Korean scientists have developed new organic materials that may help the electronics industry produce next-generation displays and maintain its global competitiveness.

A team of scientists led by professor Choi Dong-hoon of Korea University said it has discovered extended conjugated molecules through compounds of porphyrin.

The porphyrin derivatives may be used to boost the efficiency of semiconducting devices such as organic field-effect transistors for next generation displays, it said.

The organic materials could be applied to the development of flexible displays, transparent displays and foldable displays, or the convergence of all these types of future displays, which, experts said, could replace newspapers and magazines in the near future.

The team found that the materials provide “strong intermolecular interactions, while enhancing the charge-transport efficiency” in organic FETs as well as optoelectronic devices.
Scientists at Korea University at their lab researching materials for organic FETs. Scientists at Korea University at their lab researching materials for organic FETs.

“This high performance of the FETs is mainly due to the very intriguing ... dimeric porphyrin pairs in the crystalline structures,” the team said in its report in the science academic journal Advanced Materials.

“Porphyrins are one of the most important conjugated planar molecules in the field of electronics and optoelectronics, and they have often been employed in organic FETs, organic phototransistors and organic photovoltaics.”

Organic FETs have been thoroughly researched as they are light-weight, simple to produce and smaller than existing silicon-based transistors, which could be an advantage in the development of flexible and transparent displays.

But the downside of porphyrins-based FETs is that they have not yet proven to be stable over the long-term, the team said in a press release via the Ministry of Education, Science and Technology.

“The results obtained in this work demonstrate unambiguously the great potential of metalloporphyrins as candidates for future organic semiconducting materials,” the team said in the journal.

Transistors are key devices of semiconductors, along with capacitors. The former, which functions like a switch, conducts, controls and transports the electric current flowing into capacitors.

Capacitors are then charged with digital numbers of zeros and ones, the only recognized numbers for electronics, by transistors in memory chips, which are made of silicon.

These transistors are also used for the production of displays.

When people view their LCD TVs or computer monitors, they are actually looking at hundreds of transistors formed together on crystal glasses that display sharp pictures through digital codes and optical memories.

Given that the manufacturing processes of chips and displays are very similar, it is common to see a world-renowned chip maker also being a world-renowned display producer, such as Samsung Electronics.

Although LG Electronics does not produce chips (it used to until it had to sell off its chip-making unit), it is able to mass supply displays globally, with panels by its subsidiary LG Display, as Korea is the leading chip producing economy.

This synergistic relationship between chips and displays is what drives the Korean industry to develop faster chips and newer displays, experts said.

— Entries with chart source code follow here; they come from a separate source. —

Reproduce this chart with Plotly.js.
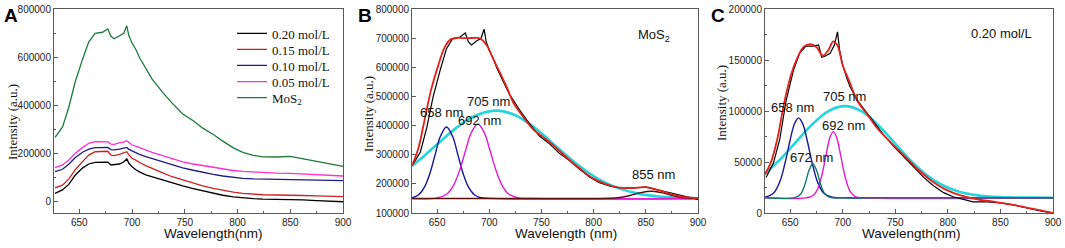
<!DOCTYPE html>
<html>
<head>
<meta charset="utf-8">
<script src="https://cdn.plot.ly/plotly-3.0.1.min.js"></script>
<style>html,body{margin:0;padding:0;background:#fff;}#chart{width:1065px;height:248px;}</style>
</head>
<body>
<div id="chart"></div>
<script>
// ---------- Panel A: PL spectra (common wavelength grid) ----------
const wlA = [627, 634, 640, 646, 653, 659, 665, 672, 677, 680, 683, 688, 692, 695, 697, 700, 704, 707, 713, 719, 729, 738, 748, 758, 767, 777, 786, 796, 805, 815, 824, 837, 850, 862, 875, 888, 900];
const c020 = [35000, 49000, 72000, 110000, 140000, 157000, 164000, 164000, 165000, 153000, 154000, 157000, 165000, 178000, 160000, 145000, 132000, 124000, 112000, 104000, 90000, 78000, 66000, 55000, 45000, 35000, 27000, 20000, 16000, 13000, 11000, 11000, 10000, 8000, 5000, 2000, 0];
const c015 = [58000, 69000, 94000, 132000, 167000, 194000, 208000, 208000, 210000, 194000, 192000, 197000, 203000, 208000, 195000, 181000, 172000, 163000, 150000, 138000, 120000, 104000, 90000, 78000, 66000, 56000, 48000, 40000, 35000, 31000, 29000, 28000, 28000, 26000, 24000, 22000, 21000];
const c010 = [125000, 135000, 156000, 183000, 206000, 219000, 225000, 225000, 226000, 217000, 216000, 219000, 222000, 226000, 218000, 211000, 204000, 197000, 188000, 180000, 168000, 155000, 141000, 131000, 122000, 114000, 107000, 101000, 97000, 95000, 94000, 94000, 94000, 92000, 90000, 89000, 87500];
const c005 = [142000, 153000, 174000, 201000, 225000, 243000, 250000, 250000, 249000, 240000, 239000, 245000, 248000, 254000, 245000, 236000, 230000, 225000, 215000, 205000, 192000, 179000, 166000, 157000, 150000, 143000, 136000, 130000, 126000, 123000, 121000, 119000, 118000, 116000, 113000, 110000, 107000];
const mos2 = [268000, 310000, 392000, 497000, 592000, 665000, 700000, 705000, 719000, 688000, 678000, 692000, 700000, 732000, 690000, 660000, 630000, 600000, 555000, 510000, 455000, 410000, 365000, 337000, 306000, 280000, 252000, 224000, 205000, 193000, 187000, 186000, 189000, 179000, 166000, 156000, 147000];
const seriesNamesA = ['0.20 mol/L', '0.15 mol/L', '0.10 mol/L', '0.05 mol/L', 'MoS<sub>2</sub>'];

// ---------- Panel B: MoS2 fit ----------
const wlFitB = [626, 632, 638, 644, 651, 657, 663, 670, 679, 689, 693, 698, 704, 711, 717, 723, 733, 742, 752, 761, 774, 787, 799, 812, 825, 837, 850, 863, 875, 888, 900];
const fitB = [263000, 322000, 420000, 520000, 606000, 668000, 697000, 702000, 701000, 702000, 696000, 674000, 628000, 577000, 531000, 480000, 428000, 388000, 360000, 334000, 291000, 252000, 220000, 199000, 187000, 186000, 189000, 178000, 164000, 155000, 151000];
const wlB658 = [626, 632, 638, 643, 648, 653, 659, 665, 670, 675, 680, 686, 692, 700, 900];
const pkB658 = [152700, 162000, 190000, 235000, 299000, 362000, 396000, 362000, 299000, 235000, 190000, 162000, 152700, 150500, 150000];
const wlB692 = [626, 650, 660, 666, 672, 677, 683, 689, 695, 701, 706, 712, 718, 728, 740, 900];
const pkB692 = [150000, 152000, 167400, 197000, 251600, 311500, 378000, 406000, 378000, 311500, 251600, 197000, 167400, 152000, 150000, 150000];
const wlB705 = [626, 640, 655, 670, 685, 706, 725, 745, 765, 785, 805, 825, 845, 865, 885, 900];
const pkB705 = [262000, 304000, 352000, 397000, 432000, 452000, 436000, 389000, 326000, 265000, 216000, 184000, 165000, 156000, 152000, 151000];
const wlB855 = [626, 800, 815, 825, 835, 845, 855, 865, 875, 885, 900];
const pkB855 = [150000, 150000, 150700, 153400, 160300, 170000, 175000, 170000, 160300, 153400, 150700];

// ---------- Panel C: 0.20 mol/L fit ----------
const wlFitC = [626, 632, 638, 644, 651, 657, 663, 669, 675, 681, 686, 691, 695, 700, 706, 714, 724, 733, 746, 759, 772, 784, 797, 813, 829, 845, 861, 877, 893, 900];
const fitC = [37800, 51000, 74000, 107000, 136500, 153000, 163500, 166000, 163000, 154500, 159500, 168700, 164500, 145000, 130000, 110000, 96000, 83000, 69000, 56000, 42500, 32000, 23500, 17000, 13300, 10900, 8200, 4900, 1600, 0];
const wlC658 = [626, 634, 640, 645, 650, 654, 658, 662, 666, 671, 676, 682, 690, 700, 900];
const pkC658 = [15500, 19400, 30500, 48700, 72000, 87500, 93500, 87500, 72000, 48700, 30500, 19400, 15500, 15000, 15000];
const wlC672 = [626, 655, 660, 664, 668, 671.5, 675, 679, 683, 688, 700, 900];
const pkC672 = [15000, 15400, 18700, 28000, 42200, 48400, 42200, 28000, 18700, 15400, 15000, 15000];
const wlC692 = [626, 670, 675, 680, 684, 688, 691, 694, 698, 702, 707, 712, 720, 900];
const pkC692 = [15000, 16200, 21300, 36600, 56600, 74800, 80000, 74800, 56600, 36600, 21300, 16200, 15000, 15000];
const wlC705 = [626, 640, 655, 670, 686, 702, 718, 734, 749, 764, 780, 795, 810, 830, 850, 875, 900];
const pkC705 = [38900, 52200, 69200, 86100, 99900, 105000, 99900, 86100, 69200, 52200, 37200, 27300, 21200, 17100, 15600, 15100, 15000];

// ---------- styling ----------
const SANS = 'Liberation Sans, Arial, sans-serif';
const SERIF = 'Liberation Serif, Times New Roman, serif';
const colA = ['#000000', '#cc2222', '#1c1c8a', '#ff2fd0', '#1d7a3a'];
const legendIds = ['legend', 'legend2', 'legend3', 'legend4', 'legend5'];

const traces = [];
// Panel A
[c020, c015, c010, c005, mos2].forEach((ys, i) => {
  traces.push({x: wlA, y: ys, xaxis: 'x', yaxis: 'y', type: 'scatter', mode: 'lines',
    name: seriesNamesA[i], legend: legendIds[i], line: {color: colA[i], width: 1.3}});
});
// Panel B
const lineB = (x, y, c, w, s) => ({x, y, xaxis: 'x2', yaxis: 'y2', type: 'scatter', mode: 'lines',
  showlegend: false, hoverinfo: 'skip', line: {color: c, width: w, shape: s || 'spline'}});
traces.push(lineB(wlB705, pkB705, '#22d6dc', 2.6));
traces.push(lineB(wlB658, pkB658, '#161696', 1.4));
traces.push(lineB(wlB692, pkB692, '#e41ad2', 1.4));
traces.push(lineB(wlB855, pkB855, '#5a0d0d', 1.4));
traces.push(lineB(wlA, mos2, '#000000', 1.2, 'linear'));
traces.push(lineB(wlFitB, fitB, '#e3211c', 1.8));
// Panel C
const lineC = (x, y, c, w, s) => ({x, y, xaxis: 'x3', yaxis: 'y3', type: 'scatter', mode: 'lines',
  showlegend: false, hoverinfo: 'skip', line: {color: c, width: w, shape: s || 'spline'}});
traces.push(lineC(wlC705, pkC705, '#22d6dc', 2.6));
traces.push(lineC(wlC658, pkC658, '#161696', 1.4));
traces.push(lineC(wlC692, pkC692, '#e41ad2', 1.4));
traces.push(lineC(wlC672, pkC672, '#0f7a6a', 1.4));
traces.push(lineC(wlA, c020, '#000000', 1.2, 'linear'));
traces.push(lineC(wlFitC, fitC, '#e3211c', 1.8));

const ax = (extra) => Object.assign({
  showline: true, linecolor: '#5a5a5a', linewidth: 1, mirror: true,
  ticks: 'inside', ticklen: 4, tickcolor: '#5a5a5a', showgrid: false, zeroline: false,
  tickfont: {family: SANS, size: 10, color: '#222'}, automargin: false
}, extra);
const xBase = (dom, anchor) => ax({domain: dom, anchor: anchor, range: [626, 900], dtick: 50, tick0: 0,
  minor: {ticks: 'inside', dtick: 25, ticklen: 2, tickcolor: '#5a5a5a'}});
const yDom = [0.141, 0.962];

const legendRow = (yPx) => ({x: 232 / 1065, y: 1 - yPx / 248, xanchor: 'left', yanchor: 'middle',
  bgcolor: 'rgba(0,0,0,0)', borderwidth: 0, font: {family: SERIF, size: 13, color: '#111'}, itemwidth: 30});
const legendRowsPx = [33.5, 49.5, 65.5, 81.7, 97.7];

const ann = (text, xref, yref, x, y, size, extra) => Object.assign({text, xref, yref, x, y, showarrow: false,
  xanchor: 'center', yanchor: 'middle',
  font: {family: SANS, size: size || 13, color: '#111'}}, extra || {});
const P = (px) => px / 1065, Q = (py) => 1 - py / 248;
const serifTitle = {textangle: -90, font: {family: SERIF, size: 13, color: '#111'}};

const layout = {
  width: 1065, height: 248, margin: {l: 0, r: 0, t: 0, b: 0},
  paper_bgcolor: '#ffffff', plot_bgcolor: '#ffffff',
  showlegend: true,
  xaxis: xBase([0.0507, 0.3221], 'y'),
  yaxis: ax({domain: yDom, anchor: 'x', range: [-47000, 800000], dtick: 200000, tickformat: 'd',
    minor: {ticks: 'inside', dtick: 100000, ticklen: 2, tickcolor: '#5a5a5a'}}),
  xaxis2: xBase([0.3869, 0.6554], 'y2'),
  yaxis2: ax({domain: yDom, anchor: 'x2', range: [100000, 800000], dtick: 100000, tickformat: 'd'}),
  xaxis3: xBase([0.7183, 0.9887], 'y3'),
  yaxis3: ax({domain: yDom, anchor: 'x3', range: [0, 200000], dtick: 50000, tickformat: 'd',
    minor: {ticks: 'inside', dtick: 25000, ticklen: 2, tickcolor: '#5a5a5a'}}),
  annotations: [
    ann('<b>A</b>', 'paper', 'paper', P(2), Q(3), 19, {xanchor: 'left', yanchor: 'top', font: {family: SANS, size: 19, color: '#000'}}),
    ann('<b>B</b>', 'paper', 'paper', P(356), Q(3), 19, {xanchor: 'left', yanchor: 'top', font: {family: SANS, size: 19, color: '#000'}}),
    ann('<b>C</b>', 'paper', 'paper', P(709), Q(3), 19, {xanchor: 'left', yanchor: 'top', font: {family: SANS, size: 19, color: '#000'}}),
    // axis titles
    ann('Wavelength(nm)', 'paper', 'paper', P(213), Q(233), 13.5),
    ann('Wavelength (nm)', 'paper', 'paper', P(566), Q(233), 13.5),
    ann('Wavelength(nm)', 'paper', 'paper', P(911), Q(233), 13.5),
    ann('Intensity (a.u.)', 'paper', 'paper', P(12), Q(122), 13, serifTitle),
    ann('Intensity (a.u.)', 'paper', 'paper', P(368), Q(114), 13, serifTitle),
    ann('Intensity (a.u.)', 'paper', 'paper', P(722), Q(103), 13, serifTitle),
    // panel B labels
    ann('MoS<sub>2</sub>', 'x2', 'y2', 858, 712000),
    ann('658 nm', 'x2', 'y2', 654, 447000),
    ann('705 nm', 'x2', 'y2', 699, 482000),
    ann('692 nm', 'x2', 'y2', 691, 417500),
    ann('855 nm', 'x2', 'y2', 857, 234000),
    // panel C labels
    ann('0.20 mol/L', 'x3', 'y3', 851.5, 176500),
    ann('658 nm', 'x3', 'y3', 652.6, 103400),
    ann('705 nm', 'x3', 'y3', 702, 114900),
    ann('692 nm', 'x3', 'y3', 700.7, 86400),
    ann('672 nm', 'x3', 'y3', 670.2, 54300)
  ]
};
legendIds.forEach((id, i) => { layout[id] = legendRow(legendRowsPx[i]); });

Plotly.newPlot('chart', traces, layout, {staticPlot: true, displayModeBar: false});
</script>
</body>
</html>
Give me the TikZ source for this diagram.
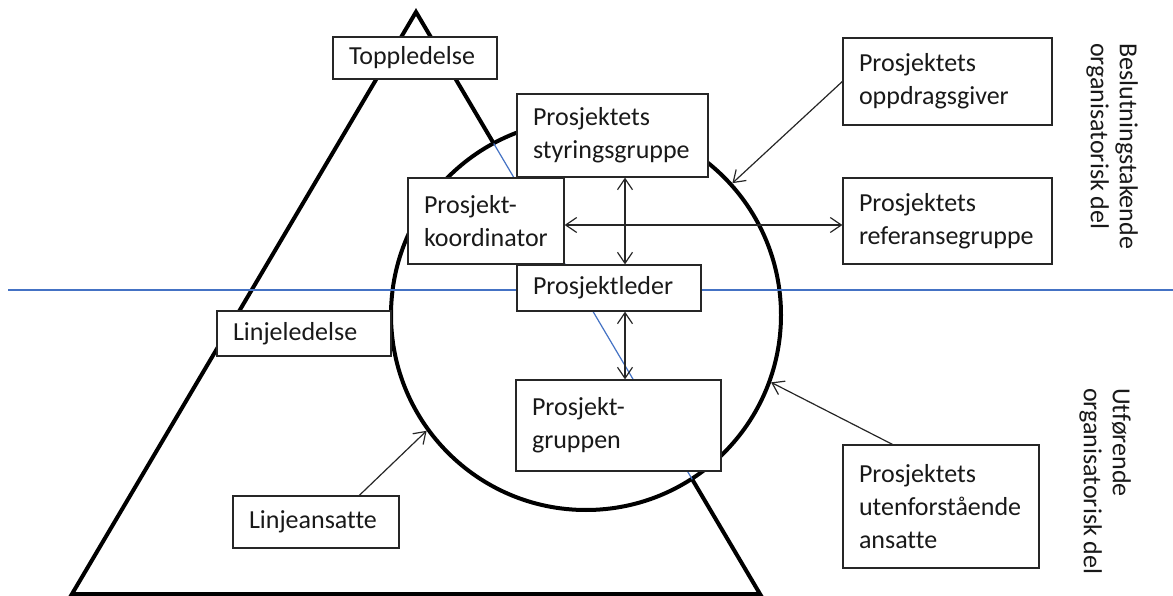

Korea’s Ministry of Knowledge Economy has put flexible and transparent displays, organic light-emitting diodes and industrial materials development as the country’s new growth engines. LG Display, which has recently gained spotlight as a Korean company that supplies mobile displays to Apple, is currently working on future display projects with its small- and medium-size partners and universities.

These are in line with efforts to create jobs and maintain Korea’s global competitiveness in displays, which account for more than 50 percent of the world markets as of the first half of 2012.